> **DATA SUPPLIED**:
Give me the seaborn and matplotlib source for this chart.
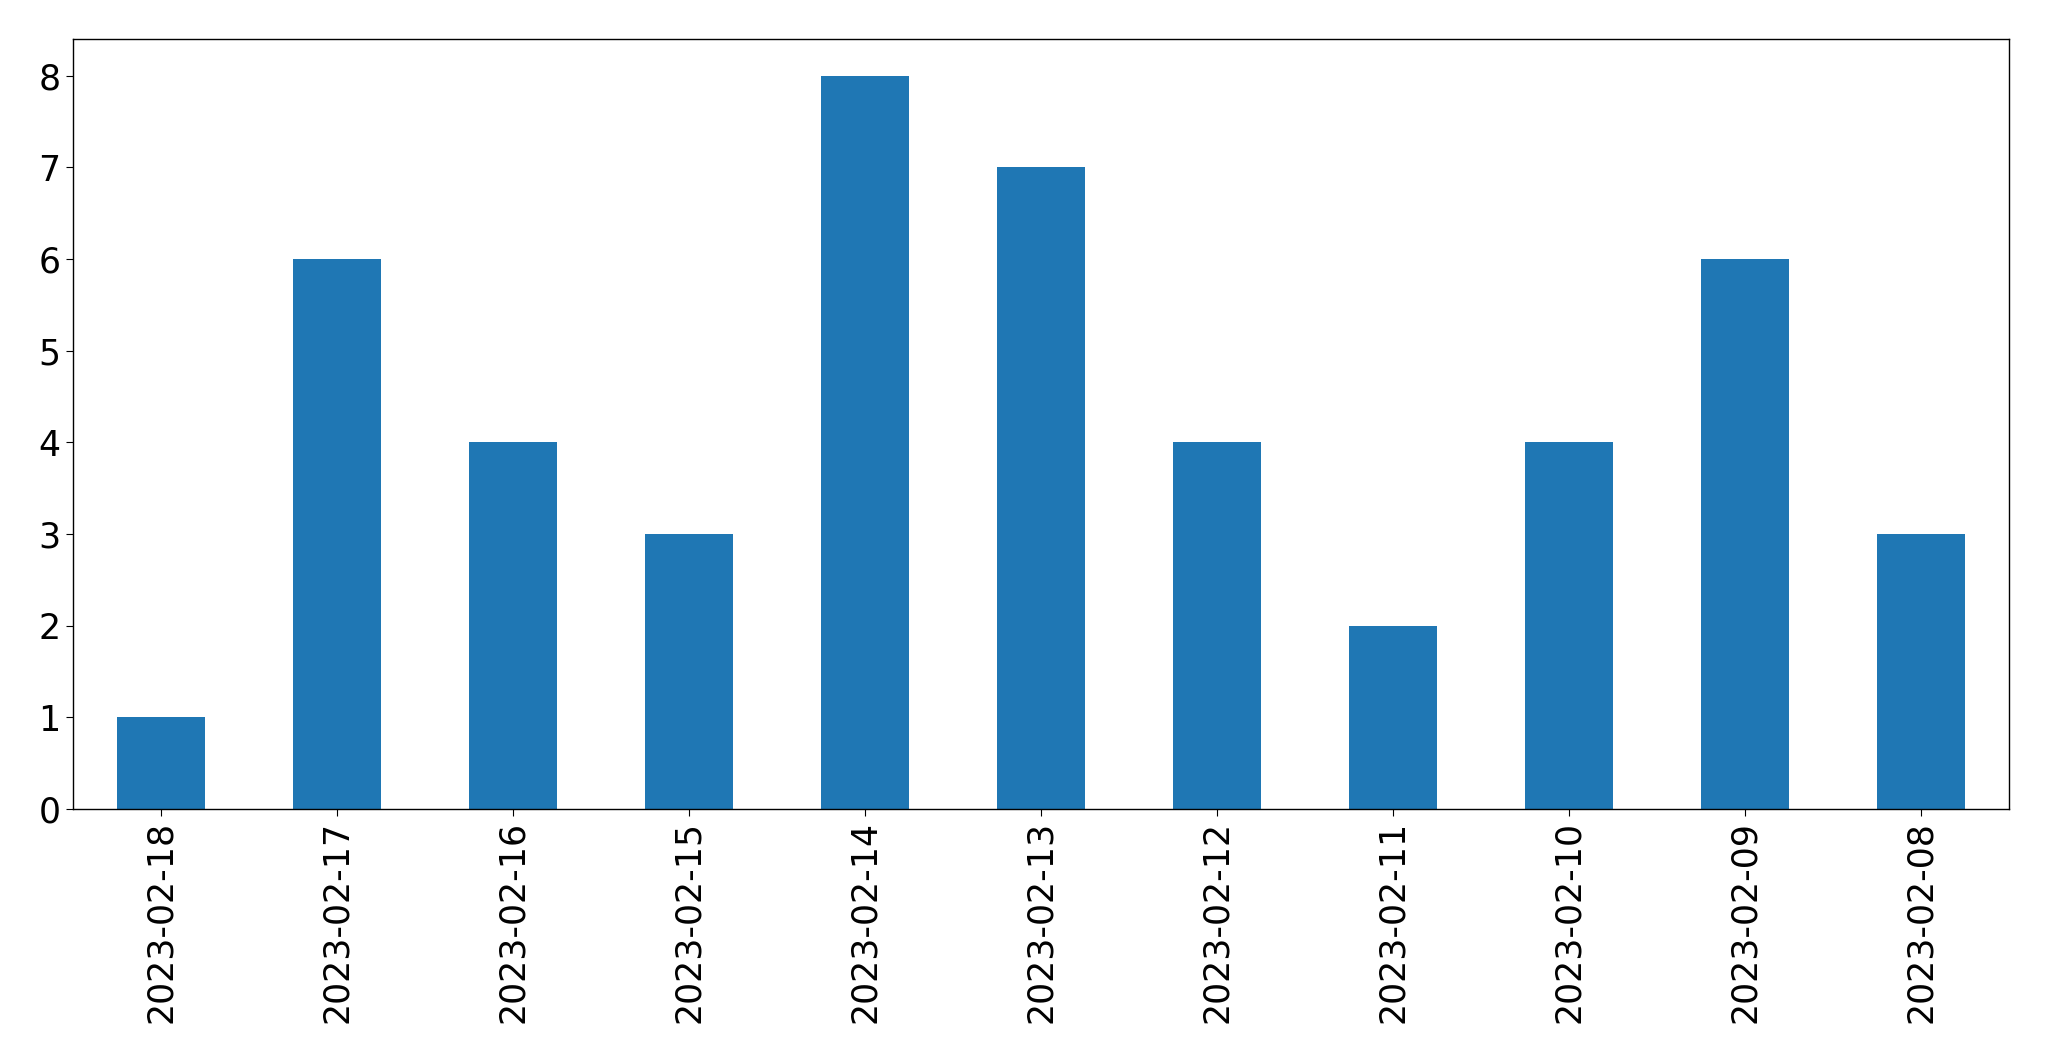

...

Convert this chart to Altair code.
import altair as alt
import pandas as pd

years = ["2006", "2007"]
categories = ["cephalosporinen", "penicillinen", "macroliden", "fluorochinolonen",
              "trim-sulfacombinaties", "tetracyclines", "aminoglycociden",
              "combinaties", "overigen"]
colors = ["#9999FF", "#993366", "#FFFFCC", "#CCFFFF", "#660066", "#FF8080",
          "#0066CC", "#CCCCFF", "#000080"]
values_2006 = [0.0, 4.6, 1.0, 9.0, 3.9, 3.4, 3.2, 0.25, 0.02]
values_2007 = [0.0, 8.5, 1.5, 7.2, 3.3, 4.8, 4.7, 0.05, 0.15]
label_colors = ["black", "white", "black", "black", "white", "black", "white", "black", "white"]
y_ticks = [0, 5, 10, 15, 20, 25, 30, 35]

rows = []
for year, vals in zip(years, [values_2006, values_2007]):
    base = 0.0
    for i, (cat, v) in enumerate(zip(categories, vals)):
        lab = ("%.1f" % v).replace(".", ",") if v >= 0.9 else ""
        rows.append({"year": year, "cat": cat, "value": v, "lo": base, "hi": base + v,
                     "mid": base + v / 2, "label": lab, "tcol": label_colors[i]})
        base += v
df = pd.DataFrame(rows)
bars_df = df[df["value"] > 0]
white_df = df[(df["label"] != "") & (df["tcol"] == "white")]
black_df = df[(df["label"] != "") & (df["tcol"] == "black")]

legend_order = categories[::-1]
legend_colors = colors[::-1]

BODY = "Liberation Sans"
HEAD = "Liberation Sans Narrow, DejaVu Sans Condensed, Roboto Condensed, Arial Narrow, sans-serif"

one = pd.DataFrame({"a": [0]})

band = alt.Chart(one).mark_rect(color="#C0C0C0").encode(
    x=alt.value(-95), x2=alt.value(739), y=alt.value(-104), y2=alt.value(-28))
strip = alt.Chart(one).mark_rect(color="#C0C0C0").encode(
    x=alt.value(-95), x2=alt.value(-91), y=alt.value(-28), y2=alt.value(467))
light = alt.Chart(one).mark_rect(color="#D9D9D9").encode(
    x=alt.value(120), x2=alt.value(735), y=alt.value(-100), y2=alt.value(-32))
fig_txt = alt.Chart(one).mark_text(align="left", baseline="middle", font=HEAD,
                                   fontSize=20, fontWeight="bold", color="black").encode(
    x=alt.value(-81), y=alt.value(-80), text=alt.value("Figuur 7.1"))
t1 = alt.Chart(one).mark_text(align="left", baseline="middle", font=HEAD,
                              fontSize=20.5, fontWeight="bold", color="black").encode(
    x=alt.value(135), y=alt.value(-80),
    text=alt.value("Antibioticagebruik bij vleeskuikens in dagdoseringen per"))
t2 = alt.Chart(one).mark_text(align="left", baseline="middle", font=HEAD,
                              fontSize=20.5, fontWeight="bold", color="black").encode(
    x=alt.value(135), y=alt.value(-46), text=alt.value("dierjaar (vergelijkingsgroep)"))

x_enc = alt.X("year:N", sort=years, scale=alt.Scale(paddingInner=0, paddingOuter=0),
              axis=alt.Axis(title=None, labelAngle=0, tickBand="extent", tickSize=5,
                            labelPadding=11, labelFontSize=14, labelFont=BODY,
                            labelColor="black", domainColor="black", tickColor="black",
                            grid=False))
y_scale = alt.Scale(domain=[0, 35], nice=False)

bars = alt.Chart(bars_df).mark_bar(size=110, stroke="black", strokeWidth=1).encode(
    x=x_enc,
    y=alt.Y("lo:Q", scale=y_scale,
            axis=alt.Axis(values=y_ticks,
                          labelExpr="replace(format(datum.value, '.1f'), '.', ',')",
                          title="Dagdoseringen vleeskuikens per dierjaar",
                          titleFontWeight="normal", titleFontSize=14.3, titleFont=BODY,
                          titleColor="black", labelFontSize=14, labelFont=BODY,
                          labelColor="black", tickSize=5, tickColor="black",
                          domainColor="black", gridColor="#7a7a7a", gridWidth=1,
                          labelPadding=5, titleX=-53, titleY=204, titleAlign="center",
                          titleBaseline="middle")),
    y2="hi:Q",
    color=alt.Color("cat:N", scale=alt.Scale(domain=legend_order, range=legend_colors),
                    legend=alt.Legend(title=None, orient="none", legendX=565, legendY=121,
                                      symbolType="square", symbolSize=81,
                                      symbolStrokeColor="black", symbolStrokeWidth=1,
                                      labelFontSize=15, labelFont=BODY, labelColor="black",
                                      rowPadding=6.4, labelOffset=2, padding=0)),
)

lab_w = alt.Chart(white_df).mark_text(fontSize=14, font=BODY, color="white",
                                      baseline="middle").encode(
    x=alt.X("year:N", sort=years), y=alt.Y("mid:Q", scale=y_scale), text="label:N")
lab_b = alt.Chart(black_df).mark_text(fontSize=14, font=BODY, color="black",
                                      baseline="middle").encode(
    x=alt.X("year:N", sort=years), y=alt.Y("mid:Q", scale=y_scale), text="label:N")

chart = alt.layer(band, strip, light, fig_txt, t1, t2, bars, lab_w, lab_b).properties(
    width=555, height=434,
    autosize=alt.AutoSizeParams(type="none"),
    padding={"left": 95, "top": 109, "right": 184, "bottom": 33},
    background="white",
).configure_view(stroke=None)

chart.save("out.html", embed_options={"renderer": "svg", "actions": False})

> **WHAT YOU ARE ASKED TO DO**:
Start at the line with "Convert this chart to Altair code.", stop at the line with "y_ticks = [0, 5, 10, 15, 20, 25, 30, 35]", and return every line in that stretch exactly, those two included.

> **SOLUTION TO THE EXERCISE**:
Convert this chart to Altair code.
import altair as alt
import pandas as pd

years = ["2006", "2007"]
categories = ["cephalosporinen", "penicillinen", "macroliden", "fluorochinolonen",
              "trim-sulfacombinaties", "tetracyclines", "aminoglycociden",
              "combinaties", "overigen"]
colors = ["#9999FF", "#993366", "#FFFFCC", "#CCFFFF", "#660066", "#FF8080",
          "#0066CC", "#CCCCFF", "#000080"]
values_2006 = [0.0, 4.6, 1.0, 9.0, 3.9, 3.4, 3.2, 0.25, 0.02]
values_2007 = [0.0, 8.5, 1.5, 7.2, 3.3, 4.8, 4.7, 0.05, 0.15]
label_colors = ["black", "white", "black", "black", "white", "black", "white", "black", "white"]
y_ticks = [0, 5, 10, 15, 20, 25, 30, 35]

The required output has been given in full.